In the bad old days we used to see examples of what happens when the immune system goes wrong.  Rhesus negative Mums would often have one healthy baby and then a succession of ‘unsuccessful pregnancies.’  These were what we GPs called ‘Rhesus babies’ – although you, being more erudite, would probably call the condition from which they suffered “erythroblastosis fetalis.”  The reason was that, if the baby was Rhesus positive, small amounts of its blood would often get into the maternal circulation during the trauma of birth.  The Mum’s immune system would recognise these as ‘foreign’ and would produce an antibody which mopped up the ‘invader’ cells.  That was all very well … but during the next pregnancy, that same antibody would pass through the placenta and into the child’s circulation … so, if the child was rhesus positive (which s/he normally was, the ratio of + ve to – ve being around 85% to 15%) the antibody would attack and destroy the baby’s red cells.  These days this is effectively a thing of the past in first world counties … Rh -ve Mums who have Rh +ve babies are offered an injection of anti-D immunoglobulin within 72 hours of giving birth.  The anti-D mops up the baby’s red cells before the Mum’s immune system gets into gear … so during the next pregnancy, there are no antibodies in her bloodstream to damage her baby’s blood.



We men have always known this, of course.  Furthermore, it is widely accepted that we chaps make less of a fuss about illness than do our illustrious counterparts.  We have, however, lacked the evidence that Man Flu is a debilitating illness.

Sue Kyle, writing in The BMJ, has realised the gravity of the situation.  She writes: “Mice have long been accepted as good models of human physiology for medical research, with records dating back to William Harvey in 17th century England.  Several studies show that female mice have higher immune responses than males.  This led to the hypothesis that sex dependent hormones have an important role in outcomes of influenza.  Although animal and in-vitro studies are weak sources of evidence, human research also points to different responses to influenza in men and women.  Even the World Health Organization stresses that ‘sex should be considered when evaluating influenza exposure and outcomes.’”

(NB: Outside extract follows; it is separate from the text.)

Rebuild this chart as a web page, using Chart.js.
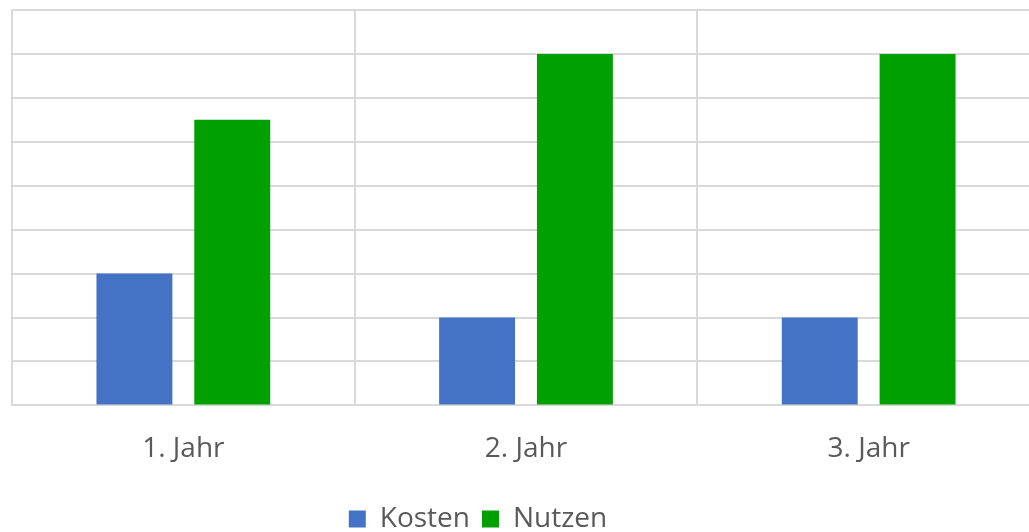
<!DOCTYPE html>
<html>
<head>
<meta charset="utf-8">
<script src="https://cdn.jsdelivr.net/npm/chart.js@4"></script>
<style>
  html, body { margin: 0; padding: 0; background: #fff; overflow: hidden; }
  #wrap { width: 1040px; height: 543px; }
</style>
</head>
<body>
<div id="wrap"><canvas id="chart"></canvas></div>
<script>
// Werte
const categories = ['1. Jahr', '2. Jahr', '3. Jahr'];
const kosten = [3, 2, 2];
const nutzen = [6.5, 8, 8];
const yMax = 9;

// Legende etwas nach links schieben (wie im Original)
const legendShift = {
    id: 'legendShift',
    afterLayout(chart) {
        const legend = chart.legend;
        legend.left -= 48;
        legend.right -= 48;
    }
};

new Chart(document.getElementById('chart'), {
    type: 'bar',
    data: {
        labels: categories,
        datasets: [
            { label: 'Kosten', data: kosten, backgroundColor: '#4472C4', barPercentage: 0.776, categoryPercentage: 0.571 },
            { label: 'Nutzen', data: nutzen, backgroundColor: '#00A000', barPercentage: 0.776, categoryPercentage: 0.571 }
        ]
    },
    options: {
        responsive: true,
        maintainAspectRatio: false,
        animation: false,
        layout: { padding: { left: 12, top: 10, right: 0, bottom: 0 } },
        plugins: {
            legend: {
                position: 'bottom',
                labels: {
                    boxWidth: 17,
                    boxHeight: 17,
                    padding: 12,
                    color: '#595959',
                    font: { family: 'Open Sans', size: 28 }
                }
            },
            tooltip: { enabled: false }
        },
        scales: {
            x: {
                grid: { color: '#d9d9d9', lineWidth: 2, drawTicks: false, offset: true },
                border: { color: '#d9d9d9', width: 2 },
                ticks: { color: '#595959', padding: 27, font: { family: 'Open Sans', size: 28 } }
            },
            y: {
                min: 0,
                max: yMax,
                ticks: { display: false, stepSize: 1 },
                grid: { color: '#d9d9d9', lineWidth: 2, drawTicks: false },
                border: { display: false }
            }
        }
    },
    plugins: [legendShift]
});
</script>
</body>
</html>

She goes on to say: “The sex difference in immunity has been suggested to be modulated by hormonal differences, with oestradiol being immunoprotective and testosterone being immunosuppressive.  The sex differences extend to other respiratory infections beyond influenza.  In many acute respiratory diseases, males are more susceptible to complications and exhibit a higher mortality.”

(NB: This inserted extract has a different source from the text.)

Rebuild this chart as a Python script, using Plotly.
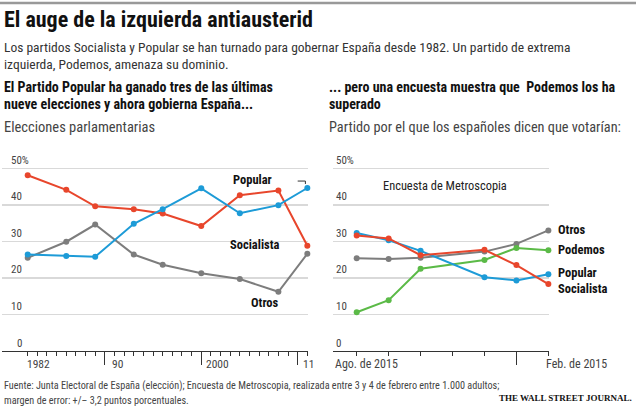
import plotly.graph_objects as go

W, H = 640, 408
FONT = "Liberation Sans Narrow, Roboto Condensed, Roboto, Arial, sans-serif"

# ---------------- data ----------------
# Left chart: parliamentary elections (% of vote)
election_years = [1982, 1986, 1989, 1993, 1996, 2000, 2004, 2008, 2011]
socialista_elec = [48.1, 44.1, 39.6, 38.8, 37.6, 34.2, 42.6, 43.9, 28.8]
popular_elec = [26.4, 26.0, 25.8, 34.8, 38.8, 44.5, 37.7, 39.9, 44.6]
otros_elec = [25.5, 29.9, 34.6, 26.4, 23.6, 21.3, 19.7, 16.2, 26.6]

# Right chart: Metroscopia poll (% who say they would vote)
months = ["Ago", "Sep", "Oct", "Nov", "Dic", "Ene", "Feb"]
survey_months = ["Ago", "Sep", "Oct", "Dic", "Ene", "Feb"]
otros_poll = [25.4, 25.2, 25.5, 27.2, 29.3, 33.0]
podemos_poll = [10.6, 13.9, 22.5, 24.9, 28.2, 27.6]
popular_poll = [32.3, 30.3, 27.4, 20.2, 19.3, 21.0]
socialista_poll = [31.6, 30.8, 26.2, 27.7, 23.5, 18.3]

y_ticks = [0, 10, 20, 30, 40, 50]
left_x_labels = ["1982", "90", "2000", "11"]
left_x_label_pos = [1982, 1990, 2000, 2010]
right_x_labels = ["Ago. de 2015", "Feb. de 2015"]
right_x_label_pos = ["Ago", "Feb"]

RED = "#e8462c"
BLUE = "#1d9bd7"
GRAY = "#7d7d7d"
GREEN = "#5bba47"


def px(x):
    return x / W


def py(y):
    return 1 - y / H


survey_idx = [months.index(m) for m in survey_months]

fig = go.Figure()


def add_line(x, y, color, xa, ya):
    fig.add_trace(go.Scatter(
        x=x, y=y, mode="lines+markers", xaxis=xa, yaxis=ya,
        line=dict(color=color, width=2),
        marker=dict(color=color, size=6),
        cliponaxis=False, showlegend=False, hoverinfo="skip"))


add_line(election_years, otros_elec, GRAY, "x", "y")
add_line(election_years, socialista_elec, RED, "x", "y")
add_line(election_years, popular_elec, BLUE, "x", "y")

add_line(survey_idx, otros_poll, GRAY, "x2", "y2")
add_line(survey_idx, podemos_poll, GREEN, "x2", "y2")
add_line(survey_idx, popular_poll, BLUE, "x2", "y2")
add_line(survey_idx, socialista_poll, RED, "x2", "y2")

y_dom = [py(351), py(150)]
yax = dict(range=[0, 55], tickvals=y_ticks, showticklabels=False,
           showgrid=True, gridcolor="#d9d9d9", gridwidth=1.5,
           zeroline=False, ticks="", showline=False, fixedrange=True)

fig.update_layout(
    width=W, height=H,
    margin=dict(l=0, r=0, t=0, b=0),
    paper_bgcolor="white", plot_bgcolor="white",
    font=dict(family=FONT, color="#222"),
    xaxis=dict(domain=[px(2), px(308)], range=[1979.334, 2011.07],
               anchor="y", showline=True, linecolor="#333", linewidth=1,
               tickvals=[1990, 2000, 2010], ticks="outside", ticklen=13,
               tickcolor="#333", tickwidth=1, showticklabels=False,
               showgrid=False, zeroline=False, fixedrange=True,
               minor=dict(tickvals=list(range(1982, 2012)), ticks="outside",
                          ticklen=4, tickcolor="#333", tickwidth=1,
                          showgrid=False)),
    yaxis=dict(domain=y_dom, anchor="x", **yax),
    xaxis2=dict(domain=[px(333), px(549)], range=[-0.742, 6.02],
                anchor="y2", showline=True, linecolor="#333", linewidth=1,
                tickvals=[5], ticks="outside", ticklen=13,
                tickcolor="#333", tickwidth=1, showticklabels=False,
                showgrid=False, zeroline=False, fixedrange=True,
                minor=dict(tickvals=list(range(len(months))), ticks="outside",
                           ticklen=4, tickcolor="#333", tickwidth=1,
                           showgrid=False)),
    yaxis2=dict(domain=y_dom, anchor="x2", **yax),
)

ann = []


def text(x, y, s, size, color="#222", bold=False, xanchor="left",
         yanchor="middle", family=FONT, xref="paper", yref="paper",
         xshift=0, yshift=0):
    if bold:
        s = "<b>" + s + "</b>"
    ann.append(dict(x=x, y=y, xref=xref, yref=yref, text=s, showarrow=False,
                    xanchor=xanchor, yanchor=yanchor, xshift=xshift,
                    yshift=yshift,
                    font=dict(size=size, color=color, family=family)))


# headings
text(px(2), py(19), "El auge de la izquierda antiausterid", 22, "#111", True)
text(px(2), py(47), "Los partidos Socialista y Popular se han turnado para "
     "gobernar España desde 1982. Un partido de extrema", 13.5, "#333")
text(px(2), py(64), "izquierda, Podemos, amenaza su dominio.", 13.5, "#333")
text(px(2), py(87), "El Partido Popular ha ganado tres de las últimas",
     14, "#111", True)
text(px(2), py(104), "nueve elecciones y ahora gobierna España...",
     14, "#111", True)
text(px(2), py(127), "Elecciones parlamentarias", 14.5, "#444")
text(px(327), py(87), "... pero una encuesta muestra que  Podemos los ha",
     14, "#111", True)
text(px(327), py(104), "superado", 14, "#111", True)
text(px(327), py(127), "Partido por el que los españoles dicen que votarían:",
     14.3, "#444")

# y tick labels
for v in y_ticks:
    lab = str(v) + ("%" if v == y_ticks[-1] else "")
    text(px(24), v, lab, 11, "#444", xanchor="right", yref="y", yshift=8,
         xshift=7 if v == y_ticks[-1] else 0)
    text(px(334), v, lab, 11, "#444", xanchor="left", yref="y2", yshift=8)

# x tick labels
for lab, pos, sh in zip(left_x_labels, left_x_label_pos, [-3, 5, 3, 3]):
    text(pos, py(364), lab, 11.5, "#444", xref="x", xshift=sh)
for lab, pos, sh in zip(right_x_labels, right_x_label_pos, [-24, -4]):
    text(months.index(pos), py(364), lab, 12, "#444", xref="x2", xshift=sh)

# series labels left
text(px(252), py(179), "Popular", 12.5, "#111", True, xanchor="center")
text(px(255), py(244), "Socialista", 12.5, "#111", True, xanchor="center")
text(px(265), py(302), "Otros", 12.5, "#111", True, xanchor="center")
# series labels right
text(px(445), py(186), "Encuesta de Metroscopia", 12.4, "#222",
     xanchor="center")
text(px(556), py(229), "Otros", 12.5, "#111", True)
text(px(556), py(249), "Podemos", 12.5, "#111", True)
text(px(556), py(272), "Popular", 12.5, "#111", True)
text(px(556), py(288), "Socialista", 12.5, "#111", True)

# footer
text(px(2), py(386), "Fuente: Junta Electoral de España (elección); Encuesta "
     "de Metroscopia, realizada entre 3 y 4 de febrero entre 1.000 adultos;",
     10.2, "#444")
text(px(2), py(400), "margen de error: +/– 3,2 puntos porcentuales.",
     10.2, "#444")
text(px(634), py(398), "THE WALL STREET JOURNAL.", 9, "#111", True,
     xanchor="right", family="Liberation Serif, DejaVu Serif, serif")

fig.update_layout(annotations=ann)

# top rule and leader for "Popular"
fig.add_shape(type="line", xref="paper", yref="paper", x0=0, x1=px(636),
              y0=py(3), y1=py(3), line=dict(color="#999", width=2.5))
last_pop = popular_elec[-1]
fig.add_shape(type="path", xref="x", yref="y",
              path=f"M 2010.0,{last_pop + 1.9} L 2010.8,{last_pop + 1.9} "
                   f"L 2010.8,{last_pop + 1.1}",
              line=dict(color="#333", width=1))

fig.write_html("out.html",
               config={"displayModeBar": False, "staticPlot": True},
               post_script="document.body.style.margin='0';"
                           "document.body.style.overflow='hidden';")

Moreover, Prof Kyle reminds us that: “in an unscientific survey completed by 2131 readers of a popular magazine, men reported taking an average of three days to recover from viral respiratory illness compared with 1.5 days for women.  The male authors of this study conclude that caregivers should “go that extra mile to care for us when we are stricken with it, so that future shelves can be erected, cars can be maintained and football stadia throughout the land can be well attended” –listing only a few of the many ways male viral respiratory illnesses can affect society.

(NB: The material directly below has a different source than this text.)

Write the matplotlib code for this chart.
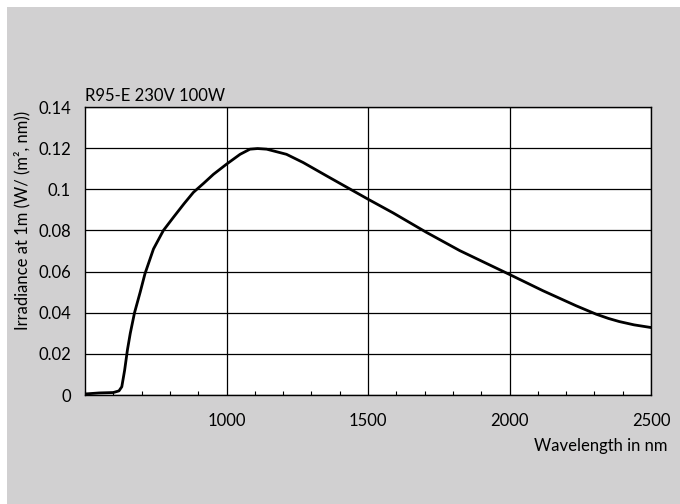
import matplotlib
matplotlib.use("Agg")
import matplotlib.pyplot as plt
from matplotlib.patches import Rectangle
from matplotlib.ticker import MultipleLocator

# spectrum
wavelength = [500, 550, 600, 620, 630, 640, 650, 660, 675, 695, 712, 742, 777, 812,
              850, 883, 920, 954, 1000, 1048, 1083, 1110, 1142, 1212, 1271, 1354,
              1447, 1500, 1589, 1706, 1824, 2000, 2118, 2235, 2306, 2350, 2388, 2440, 2500]
irradiance = [0.0005, 0.001, 0.0012, 0.002, 0.004, 0.012, 0.022, 0.030, 0.040, 0.050,
              0.059, 0.071, 0.080, 0.0863, 0.093, 0.0985, 0.103, 0.1073, 0.1122, 0.117,
              0.1195, 0.1198, 0.1195, 0.117, 0.113, 0.1065, 0.0993, 0.0952, 0.0885,
              0.0791, 0.0702, 0.0586, 0.0507, 0.0434, 0.0393, 0.0372, 0.0357, 0.0341, 0.0328]
x_ticks = [1000, 1500, 2000, 2500]
y_ticks = [0, 0.02, 0.04, 0.06, 0.08, 0.1, 0.12, 0.14]
y_labels = ['0', '0.02', '0.04', '0.06', '0.08', '0.1', '0.12', '0.14']

plt.rcParams['font.family'] = ['Lato', 'DejaVu Sans']

fig = plt.figure(figsize=(6.8, 5.04), dpi=100)
fig.patch.set_facecolor('#d1d0d1')
# thin white strips at the top and left edges
fig.patches.append(Rectangle((0, 1 - 7 / 504), 1, 7 / 504, transform=fig.transFigure,
                             facecolor='white', edgecolor='none'))
fig.patches.append(Rectangle((0, 0), 7 / 680, 1, transform=fig.transFigure,
                             facecolor='white', edgecolor='none'))

ax = fig.add_axes([85 / 680, 1 - 395 / 504, 566 / 680, 288 / 504])
ax.set_facecolor('white')
ax.plot(wavelength, irradiance, color='black', lw=2.0, zorder=3,
        solid_joinstyle='round')

ax.set_xlim(500, 2500)
ax.set_ylim(0, 0.14)
ax.set_xticks(x_ticks)
ax.set_yticks(y_ticks)
ax.set_yticklabels(y_labels)
ax.xaxis.set_minor_locator(MultipleLocator(100))
ax.tick_params(axis='x', which='major', length=0, pad=13, labelsize=12)
ax.tick_params(axis='x', which='minor', direction='in', length=3, width=0.8)
ax.tick_params(axis='y', length=0, pad=10, labelsize=12)

ax.grid(True, which='major', axis='both', color='black', lw=0.9)
for s in ax.spines.values():
    s.set_color('black')
    s.set_linewidth(1.0)

ax.set_ylabel('Irradiance at 1m (W/ (m², nm))', fontsize=12)
ax.yaxis.set_label_coords(-0.097, 0.605)
ax.set_title('R95-E 230V 100W', fontsize=12, loc='left', pad=4)
fig.text(668 / 680, 1 - 446 / 504, 'Wavelength in nm', fontsize=12,
         ha='right', va='center')

fig.savefig('out.png', dpi=100)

The Prof concludes that: “Men may not be exaggerating symptoms but have weaker immune responses to viral respiratory viruses, leading to greater morbidity and mortality than seen in women.  There are benefits to energy conservation when ill.  Lying on the couch, not getting out of bed, or receiving assistance with activities of daily living could also be evolutionarily behaviours that protect against predators.  Perhaps now is the time for male friendly spaces, equipped with enormous televisions and reclining chairs, to be set up where men can recover from the debilitating effects of man flu in safety and comfort.”